This morning the head of the IRS, Commissioner John Koskinen, returned to Capitol Hill to testify on the ongoing investigation into the role the IRS played in targeting conservative and tea party groups. This comes after testimony that Lois Lerner, according to the head of the National Archives, broke the law.
The last time Koskinen appeared before the committee, things got testy and many Republican lawmakers questioned his credibility as a truthful witness. The commissioner testified that Lerner’s hard drive had been destroyed after her computer crash. This is despite the fact that Lerner’s emails were sent to and from her BlackBerry, which leaves the possibility that her phone could be searched.

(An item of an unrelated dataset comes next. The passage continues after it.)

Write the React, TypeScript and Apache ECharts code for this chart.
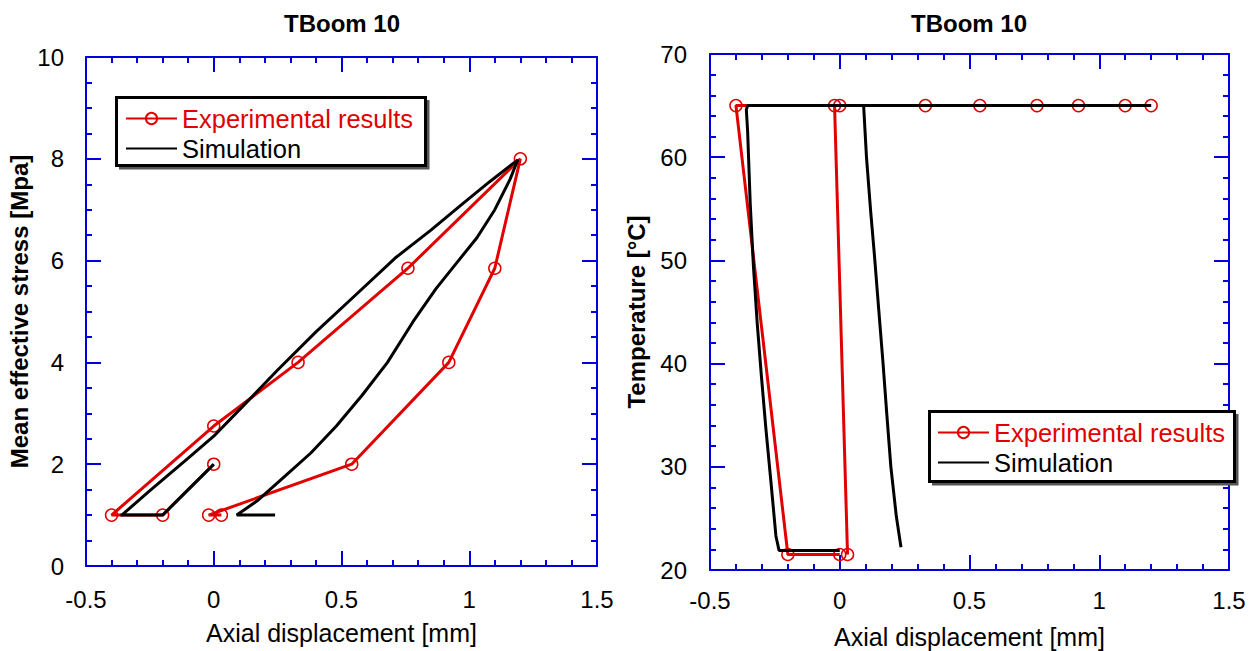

How things change in only a few weeks. On Monday, the Washington Examiner reported that while investigating the missing emails, a witness came forward to the Oversight Committee. The transcript reads as follows:
Kane: There is an issue as to whether or not there is a — that all of the backup recovery tapes were destroyed on the six-month retention schedule.
Investigator: So some of those backup tapes may still exist?
Kane: I don’t know whether they are or they aren’t, but it’s an issue that’s being looked at.
With this new information, Koskinen’s testimony changed completely. According to a Fox News report:
The head of the IRS confirmed Wednesday that investigators looking into missing emails from ex-agency official Lois Lerner have found and are reviewing “backup tapes” — despite earlier IRS claims that the tapes had been recycled.
IRS Commissioner John Koskinen, testifying before a House oversight subcommittee, stressed that he does not know “how they found them” or “whether there’s anything on them or not.” But he said the inspector general’s office advised him the investigators are reviewing tapes to see if they contain any “recoverable” material.
The revelation is significant because the IRS claimed, when the agency first told Congress about the missing emails, that backup tapes “no longer exist because they have been recycled.
Kane’s testimony also comes into play because:
According to a transcript from a July 17 interview, Kane told oversight committee investigators that senior leadership in the IRS learned about the apparent hard drive crash in early February. Koskinen, though, did not mention issues with Lerner’s emails at a March 26 hearing, or at a subsequent committee staff meeting, according to Republicans.
Did Koskinen and the IRS purposefully withhold information from the committee? Did Koskinen, by failing to report that the emails still exist, commit perjury?